Unlike monetary policy in the West, which relies principally on managed interest rates, China has traditionally relied on a more simplistic, two-pronged approach: Wielding the spigot and the mop. In theory, the central bank sets loan quotas to dictate the amount of loans (liquidity) it wishes to dump into the system, then soaks up any excess liquidity by ordering banks to park a certain percentage of their reserves with the central bank. (That rate—known as the reserve requirement ratio (RRR)—is currently 19.5% for China’s largest banks.)

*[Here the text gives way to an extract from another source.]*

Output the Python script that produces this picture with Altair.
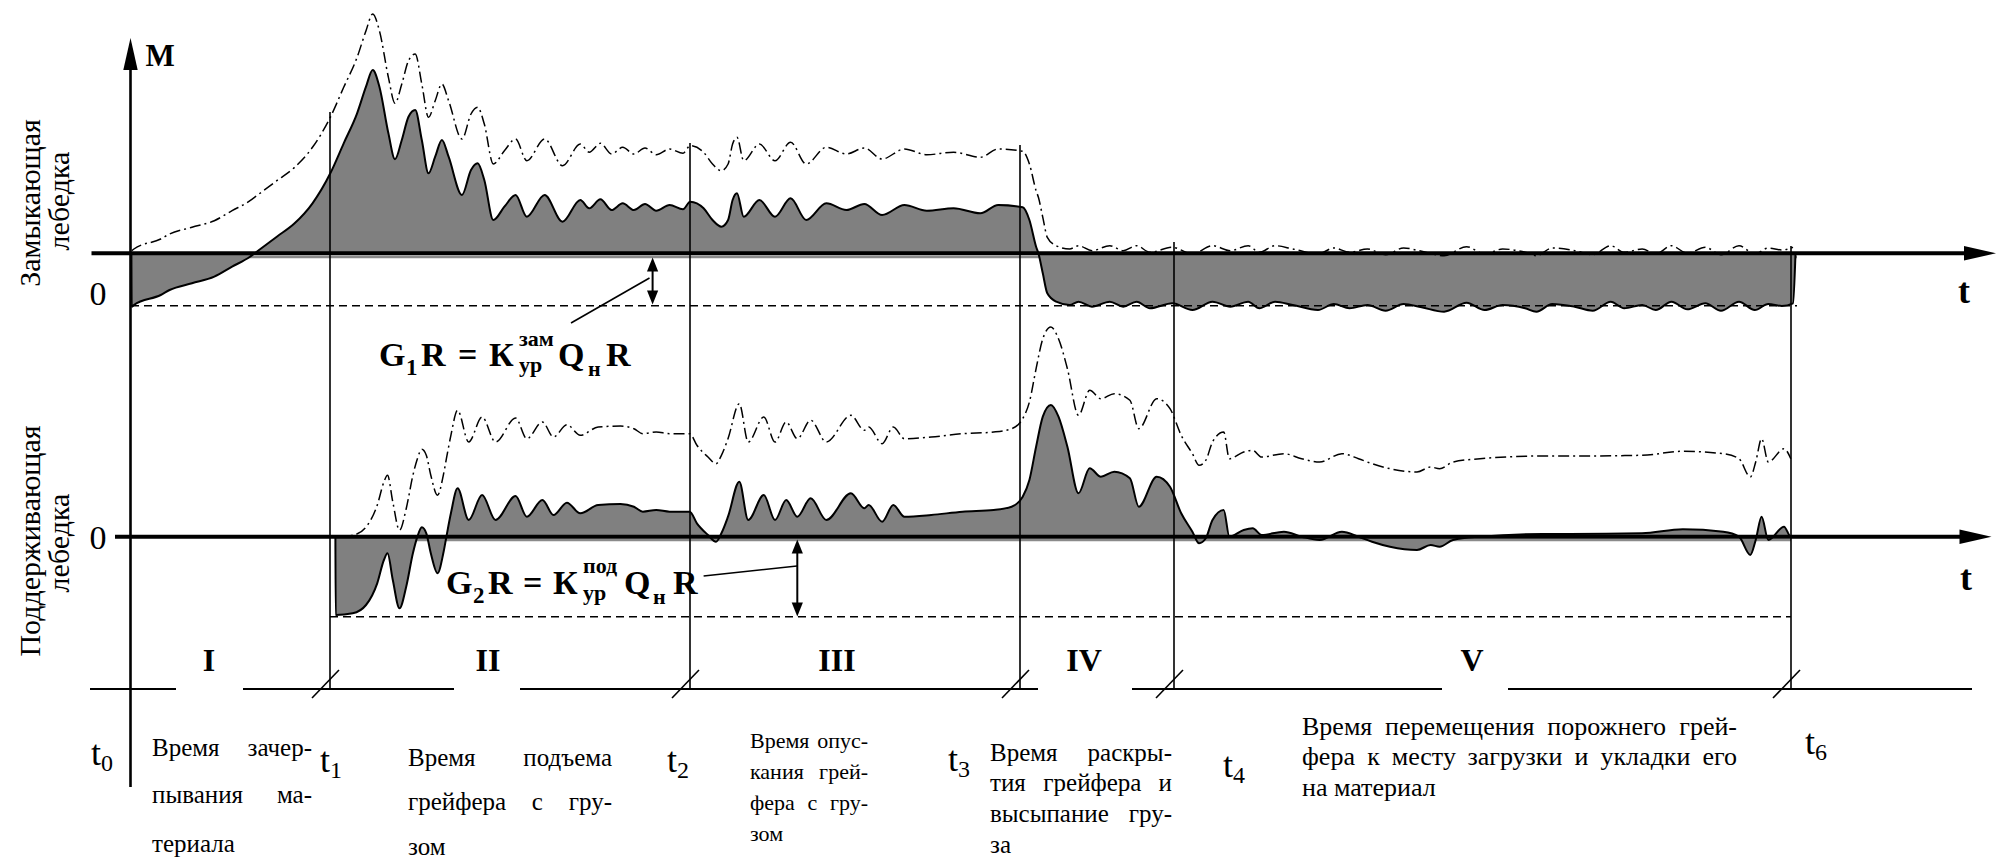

While China has finally begun to reintroduce interest rate hikes as a policy tool—raising rates three times since October 2010, after not having done it previously since 2007—the loan quota coupled with the liquidity drain (the RRR hikes) have remained its tools of choice. Partly this is because interest rate hikes would stifle the flow of cheap credit to Chinese businesses. But it is also because the RRR hikes are a policy tool controlled by the central bank, unlike interest rate hikes which require further authorization (and thus overt political backing) by the State Council.
A combination of factors, however, has worked to undermine the efficacy of the loan quota system. First, Chinese banks typically hit their loan targets far before year end, leaving regulators the impossible (and perhaps dangerous) job of enforcing an almost total clampdown of credit at the end of the year. In 2010, for instance, Chinese banks hit their quota mark in November but still managed to loan a substantial 480 billion yuan in December.
Second, Chinese banks have learned to simply offload trillions in loans from their balance sheets by repackaging loans into investment products for sale to investors. These off-balance sheet vehicles have fostered a “shadow banking system,” which now rivals the formal credit issuance of China’s banks. As a result, the actual loan quota number—overshot by almost 100% in 2010 when shadow lending is included—has become essentially meaningless.
Next month, China will unveil its 12th Five Year Plan (2011-2016), and reducing out of control lending is likely to be deemed a key policy priority. But this does not mean Chinese bank regulators have come to a consensus on how to do it. Depending on which Chinese media source you follow, and on which day, the central bank has set a loan target for the year (or it hasn’t); has successfully imposed new customized reserve requirements for Chinese banks (or the State Council has vetoed the plan as “unwieldy”); or has turned over control over loan adherence to the central bank (or not). The only thing that seems clear is that even with a steady salvo of RRR and interest rate hikes in 2011, regulators will have a hard time simply keeping pace with rising inflation.
For decades, Beijing has been able to successfully manipulate its bank lending, and this micro-management probably allowed it to escape the crush of the recent global recession. But China’s economy is too complex to continue such puppeteering indefinitely. Unless China moves more quickly to liberalize interest rates and free its banks to react to market realities, it is only postponing what will inevitably be an even greater reckoning down the road.